M. Bernard Joly s'est inquiété des récents incidents intervenus entre la France et l'Espagne.

Reconnaissant la nécessité d'une certaine concentration de l'offre, M. Hilaire Flandre a rappelé qu'il ne fallait pas, pour autant, supprimer les petites unités de production.

M. Louis Minetti, rapporteur, a abordé le problème des ceintures vertes dans les zones périurbaines.

M. Gérard Larcher a souhaité que les règles relatives aux zones franches soient étendues aux ventes directes effectuées par les agriculteurs dans les zones périurbaines, afin de ne pas créer une situation de concurrence déloyale.

M. Louis Minetti, rapporteur, a regretté que certaines grandes exploitations, afin de poursuivre l'agrandissement de leurs surfaces, s'affranchissent de toutes les règles relatives au contrôle des structures.

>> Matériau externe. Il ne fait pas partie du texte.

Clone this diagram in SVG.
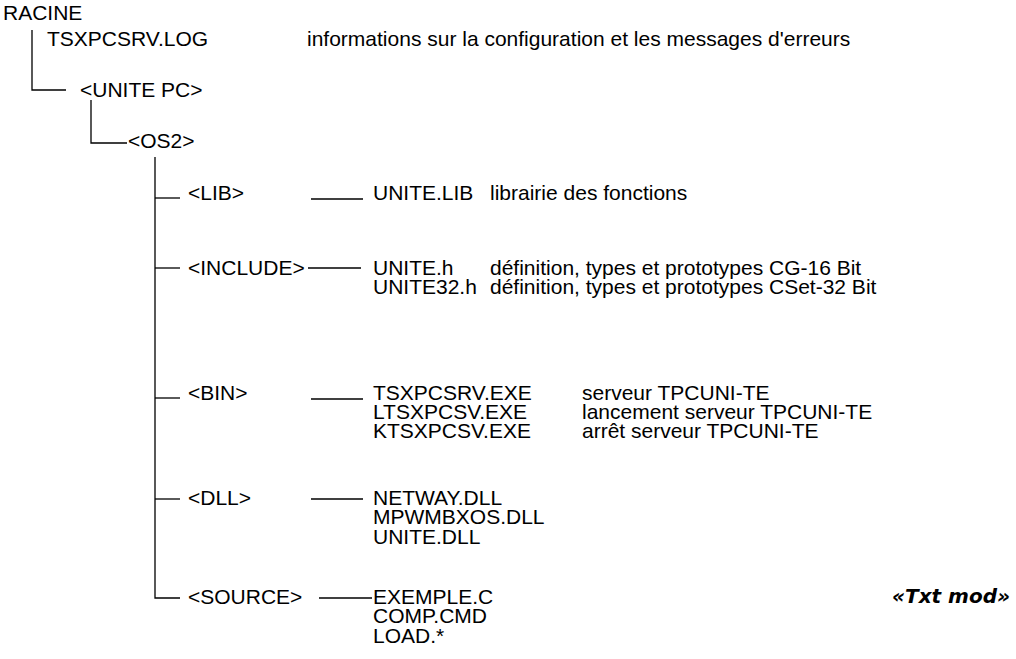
<svg xmlns="http://www.w3.org/2000/svg" width="1016" height="659" viewBox="0 0 1016 659">
<style>
text{font-family:"Liberation Sans",Arial,sans-serif;font-size:21px;fill:#000}
.c line,.c path{stroke:#000;stroke-width:1.3;fill:none}
.tm{font-family:"DejaVu Sans",Verdana,sans-serif;font-weight:bold;font-style:italic;font-size:20px}
</style>
<rect width="1016" height="659" fill="#fff"/>
<g class="c" id="connectors">
<path d="M32 30V90H66"/>
<path d="M91 100V143H127"/>
<path d="M155 157V598H180"/>
<line x1="155" y1="198" x2="180" y2="198"/>
<line x1="155" y1="268" x2="180" y2="268"/>
<line x1="155" y1="398" x2="180" y2="398"/>
<line x1="155" y1="499" x2="180" y2="499"/>
<line x1="311" y1="199" x2="363" y2="199"/>
<line x1="308" y1="268" x2="361" y2="268"/>
<line x1="311" y1="399" x2="363" y2="399"/>
<line x1="311" y1="499" x2="363" y2="499"/>
<line x1="319" y1="598" x2="372" y2="598"/>
</g>
<g id="racine"><text x="3" y="20">RACINE</text></g>
<g id="log"><text x="47" y="46">TSXPCSRV.LOG</text><text x="307" y="46">informations sur la configuration et les messages d'erreurs</text></g>
<g id="unitepc"><text x="80" y="97">&lt;UNITE PC&gt;</text></g>
<g id="os2"><text x="128" y="148">&lt;OS2&gt;</text></g>
<g id="lib"><text x="188" y="200">&lt;LIB&gt;</text><text x="373" y="200">UNITE.LIB</text><text x="490" y="200">librairie des fonctions</text></g>
<g id="include"><text x="188" y="275">&lt;INCLUDE&gt;</text><text x="373" y="275">UNITE.h</text><text x="490" y="275">définition, types et prototypes CG-16 Bit</text><text x="373" y="294">UNITE32.h</text><text x="490" y="294">définition, types et prototypes CSet-32 Bit</text></g>
<g id="bin"><text x="188" y="400">&lt;BIN&gt;</text><text x="373" y="400">TSXPCSRV.EXE</text><text x="582" y="400">serveur TPCUNI-TE</text><text x="373" y="419">LTSXPCSV.EXE</text><text x="582" y="419">lancement serveur TPCUNI-TE</text><text x="373" y="438">KTSXPCSV.EXE</text><text x="582" y="438">arrêt serveur TPCUNI-TE</text></g>
<g id="dll"><text x="188" y="505">&lt;DLL&gt;</text><text x="373" y="505">NETWAY.DLL</text><text x="373" y="524">MPWMBXOS.DLL</text><text x="373" y="544">UNITE.DLL</text></g>
<g id="source"><text x="188" y="604">&lt;SOURCE&gt;</text><text x="373" y="604">EXEMPLE.C</text><text x="373" y="623">COMP.CMD</text><text x="373" y="643">LOAD.*</text></g>
<g id="txtmod"><text class="tm" x="1010" y="603" text-anchor="end">«Txt mod»</text></g>
</svg>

Après avoir fait observer que certaines sociétés d'aménagement foncier et d'établissement rural (SAFER) favorisaient les agrandissements d'exploitation agricole au détriment des nouvelles installations -tenues qu'étaient ces sociétés par leur obligation de résultat-, M. Fernand Tardy a souhaité que la question du foncier soit abordée rapidement dans une réforme législative.

M. Hilaire Flandre a, en premier lieu, tenu à préciser que la plupart des SAFER, notamment en Champagne-Ardenne, jouaient un rôle efficace en faveur de l'installation des jeunes. Il a, en second lieu, dénoncé la multiplication des agrandissements non contrôlés d'exploitations agricoles, au travers de l'acquisition de parts sociales.

Mme Janine Bardou a estimé que le problème du foncier était fondamental en zone de montagne. Regrettant que les organisations professionnelles soient parfois tentées de favoriser les agrandissements au détriment des installations de jeunes, elle a évoqué la possibilité d'un plafonnement des aides européennes à l'agriculture.

La commission a ensuite adopté les conclusions du rapport.